Print verbatim the opening line of the material and every subsequent line through the one containing "import plotly.graph_objects as go".

----

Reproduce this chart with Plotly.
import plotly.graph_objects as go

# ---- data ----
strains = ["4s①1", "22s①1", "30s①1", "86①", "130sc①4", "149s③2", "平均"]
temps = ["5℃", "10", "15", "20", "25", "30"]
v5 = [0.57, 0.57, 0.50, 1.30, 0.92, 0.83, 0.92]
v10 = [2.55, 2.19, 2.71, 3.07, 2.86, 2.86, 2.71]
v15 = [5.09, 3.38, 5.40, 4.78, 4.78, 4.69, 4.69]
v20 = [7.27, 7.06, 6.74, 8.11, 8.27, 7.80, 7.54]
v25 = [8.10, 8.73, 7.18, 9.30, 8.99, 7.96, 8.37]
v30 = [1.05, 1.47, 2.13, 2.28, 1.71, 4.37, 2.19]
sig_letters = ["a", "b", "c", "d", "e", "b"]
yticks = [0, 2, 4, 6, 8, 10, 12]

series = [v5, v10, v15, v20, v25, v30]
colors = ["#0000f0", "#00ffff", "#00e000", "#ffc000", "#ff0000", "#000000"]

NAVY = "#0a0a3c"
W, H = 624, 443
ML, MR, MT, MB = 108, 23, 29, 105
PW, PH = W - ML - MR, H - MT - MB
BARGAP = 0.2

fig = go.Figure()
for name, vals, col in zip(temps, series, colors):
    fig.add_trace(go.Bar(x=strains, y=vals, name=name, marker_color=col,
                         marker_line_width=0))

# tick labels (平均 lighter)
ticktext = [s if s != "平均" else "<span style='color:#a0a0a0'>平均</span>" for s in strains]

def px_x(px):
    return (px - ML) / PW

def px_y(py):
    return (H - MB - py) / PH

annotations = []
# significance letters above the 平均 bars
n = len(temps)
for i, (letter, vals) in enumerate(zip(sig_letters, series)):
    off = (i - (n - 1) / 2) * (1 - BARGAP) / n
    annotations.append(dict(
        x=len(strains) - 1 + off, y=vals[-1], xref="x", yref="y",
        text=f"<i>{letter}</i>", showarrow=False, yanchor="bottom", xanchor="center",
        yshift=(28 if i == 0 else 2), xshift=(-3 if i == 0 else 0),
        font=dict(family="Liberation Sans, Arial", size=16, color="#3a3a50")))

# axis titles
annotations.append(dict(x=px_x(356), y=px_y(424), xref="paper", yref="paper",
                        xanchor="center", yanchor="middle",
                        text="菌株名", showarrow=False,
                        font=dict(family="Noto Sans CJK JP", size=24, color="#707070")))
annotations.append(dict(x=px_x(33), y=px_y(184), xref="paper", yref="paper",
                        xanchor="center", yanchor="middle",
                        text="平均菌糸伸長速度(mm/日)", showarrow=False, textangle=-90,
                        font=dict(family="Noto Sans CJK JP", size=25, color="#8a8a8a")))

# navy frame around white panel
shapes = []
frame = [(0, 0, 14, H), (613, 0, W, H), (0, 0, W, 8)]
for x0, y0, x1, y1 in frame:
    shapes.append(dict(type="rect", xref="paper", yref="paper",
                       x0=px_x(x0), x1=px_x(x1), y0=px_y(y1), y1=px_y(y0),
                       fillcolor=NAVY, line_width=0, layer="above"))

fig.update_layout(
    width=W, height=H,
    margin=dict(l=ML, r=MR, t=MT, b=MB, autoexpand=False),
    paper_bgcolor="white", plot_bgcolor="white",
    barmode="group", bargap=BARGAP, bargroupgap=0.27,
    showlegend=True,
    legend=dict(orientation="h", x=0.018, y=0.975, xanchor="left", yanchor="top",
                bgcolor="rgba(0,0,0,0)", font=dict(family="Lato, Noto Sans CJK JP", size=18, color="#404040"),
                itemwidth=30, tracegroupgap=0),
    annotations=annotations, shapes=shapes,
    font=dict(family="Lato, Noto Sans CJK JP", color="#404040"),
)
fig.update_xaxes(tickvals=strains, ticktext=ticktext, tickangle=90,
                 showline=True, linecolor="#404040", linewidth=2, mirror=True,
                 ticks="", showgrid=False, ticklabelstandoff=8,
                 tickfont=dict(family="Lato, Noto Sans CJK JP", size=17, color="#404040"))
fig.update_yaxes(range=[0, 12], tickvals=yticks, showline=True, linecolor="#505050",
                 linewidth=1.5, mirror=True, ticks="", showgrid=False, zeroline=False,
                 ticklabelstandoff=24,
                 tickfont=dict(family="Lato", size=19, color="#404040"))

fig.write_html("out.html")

----

> Complete output:
Reproduce this chart with Plotly.
import plotly.graph_objects as go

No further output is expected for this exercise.